Capella’s positive trajectory boils down to atypical transparency on student outcomes, a concerted push into competency-based education (CBE), and a genuinely strong brand at the graduate level in certain disciplines, such as behavioral sciences. The operational simplicity of fully online delivery is also a factor. What stands out for Strayer is a decision a few years back to reduce undergraduate tuition by 20%, incent student completion with further discounts, and launch the Strayer@Work custom corporate education initiative. Strayer’s Jack Welch Management Institute, run with input from the veteran General Electric CEO, is a rare example of a for-profit school trying to out-brand the competition. Both firms have a clean regulatory record.
Increased Scale
It is encouraging that the merger announcements do more than play up cost savings, estimated at $50 million over 18 months. Strayer’s multi-state campus network is positioned as an opportunity to roll out a blended version of Capella’s online CBE model with reduced costs that will be passed on to students.
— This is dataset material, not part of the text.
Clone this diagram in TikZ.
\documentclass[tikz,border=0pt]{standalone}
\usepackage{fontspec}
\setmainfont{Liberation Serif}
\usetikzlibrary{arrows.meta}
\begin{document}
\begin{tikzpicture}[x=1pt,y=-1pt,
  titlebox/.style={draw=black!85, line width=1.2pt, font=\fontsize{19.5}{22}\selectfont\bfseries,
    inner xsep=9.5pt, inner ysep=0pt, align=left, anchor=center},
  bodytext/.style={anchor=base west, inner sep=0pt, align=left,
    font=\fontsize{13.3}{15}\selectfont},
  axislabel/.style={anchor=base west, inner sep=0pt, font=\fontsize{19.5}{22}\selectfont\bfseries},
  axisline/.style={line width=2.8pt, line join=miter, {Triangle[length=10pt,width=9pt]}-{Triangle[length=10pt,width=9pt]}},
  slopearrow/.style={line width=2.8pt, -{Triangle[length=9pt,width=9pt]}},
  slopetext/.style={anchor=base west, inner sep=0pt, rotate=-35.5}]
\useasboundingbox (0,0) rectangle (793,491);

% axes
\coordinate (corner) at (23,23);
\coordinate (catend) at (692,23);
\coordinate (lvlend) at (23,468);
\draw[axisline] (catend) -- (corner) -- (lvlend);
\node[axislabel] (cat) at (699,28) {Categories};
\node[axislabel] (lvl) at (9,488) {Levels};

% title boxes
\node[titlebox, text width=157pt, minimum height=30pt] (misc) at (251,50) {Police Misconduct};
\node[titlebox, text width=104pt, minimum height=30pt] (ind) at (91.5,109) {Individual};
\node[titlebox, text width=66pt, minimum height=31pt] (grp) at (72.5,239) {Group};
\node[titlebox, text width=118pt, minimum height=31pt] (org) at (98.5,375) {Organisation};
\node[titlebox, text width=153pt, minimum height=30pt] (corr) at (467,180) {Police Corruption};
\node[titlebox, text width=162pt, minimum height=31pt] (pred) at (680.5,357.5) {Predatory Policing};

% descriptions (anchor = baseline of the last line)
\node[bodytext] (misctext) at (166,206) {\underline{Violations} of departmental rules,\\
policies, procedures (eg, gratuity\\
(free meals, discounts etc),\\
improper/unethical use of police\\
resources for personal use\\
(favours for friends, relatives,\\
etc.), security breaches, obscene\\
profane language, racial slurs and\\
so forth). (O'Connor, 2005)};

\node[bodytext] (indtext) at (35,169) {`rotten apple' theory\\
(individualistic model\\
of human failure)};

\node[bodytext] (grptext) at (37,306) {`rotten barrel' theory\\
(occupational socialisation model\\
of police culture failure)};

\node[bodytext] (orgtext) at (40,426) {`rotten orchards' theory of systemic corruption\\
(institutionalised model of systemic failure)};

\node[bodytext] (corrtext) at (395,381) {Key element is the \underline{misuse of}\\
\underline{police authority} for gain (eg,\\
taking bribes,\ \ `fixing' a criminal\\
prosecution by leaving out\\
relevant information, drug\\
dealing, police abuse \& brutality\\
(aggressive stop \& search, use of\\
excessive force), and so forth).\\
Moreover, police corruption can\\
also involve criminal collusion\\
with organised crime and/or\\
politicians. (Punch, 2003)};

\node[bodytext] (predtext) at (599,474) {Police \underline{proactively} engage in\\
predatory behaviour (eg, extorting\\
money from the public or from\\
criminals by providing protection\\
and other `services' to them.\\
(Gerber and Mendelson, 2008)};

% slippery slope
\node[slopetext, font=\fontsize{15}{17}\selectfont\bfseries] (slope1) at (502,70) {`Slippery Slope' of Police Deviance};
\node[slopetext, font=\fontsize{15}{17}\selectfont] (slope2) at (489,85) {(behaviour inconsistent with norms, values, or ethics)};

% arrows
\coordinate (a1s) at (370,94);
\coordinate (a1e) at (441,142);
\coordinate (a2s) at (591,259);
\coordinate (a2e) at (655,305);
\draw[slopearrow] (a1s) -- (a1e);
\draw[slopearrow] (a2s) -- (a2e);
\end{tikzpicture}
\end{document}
Capella’s latest quarterly report notes long-term gains in student persistence, something that ultimately any four-year institution must be judged on. Both firms have purchased coding bootcamps, a sign of openness to alternative postsecondary models.
The combined company, which will be called Strategic Education, would have about 80,000 students, placing it among the ten largest institutions in the country, and perhaps number two at the graduate level after for-profit Walden University. Strayer’s undergraduate scale and Capella’s lead at the graduate level gives some symmetry to the merger.
The merger press release talks up “increased scale,” a phrase unlikely to be cited by many conventional universities as the engine of student success. Yet scale is exactly where for-profit higher education must prove itself if it is to break through negative perceptions, address higher education’s big challenges, and be more than a curiosity at the margins of the mainstream.
The task for the new firm is to re-state why for-profit status is a virtue for students and taxpayers. The aggregation of Capella and Strayer’s capital, systems, technology, and programing must enhance the student experience in ways that most nonprofits struggle with. So far, most nonprofit schools report that adding online learning to the classroom has either no effect or increases rather than reduces cost, and quality gains are tough to pinpoint. Is a large for-profit best-placed to get more value from new technology?
Boosting quality, increasing access, and lowering cost is the magic combination in other industries, and innovation is typically profit driven. Providing high-quality, universal lifelong learning—surely the postsecondary challenge of the near-future—looks more daunting than ever if the levers of profit and technology don’t work.
As most other major for-profits have collapsed, retreated to the sidelines or seek a nonprofit refuge, the Capella-Strayer merger is an opportunity to innovate in a sector that has lost some of its ambition and to demonstrate that for-profit higher education is not, as critics allege, an oxymoron. It will be interesting to see what some of the other big remaining for-profit players still standing, like American Public University System, DeVry-Adtalem, Walden University, and University of Phoenix, do in response to this merger.
While Strategic Education has taken up the mantle of leadership in U.S. for-profit higher education, it must make scale matter to more than just shareholders.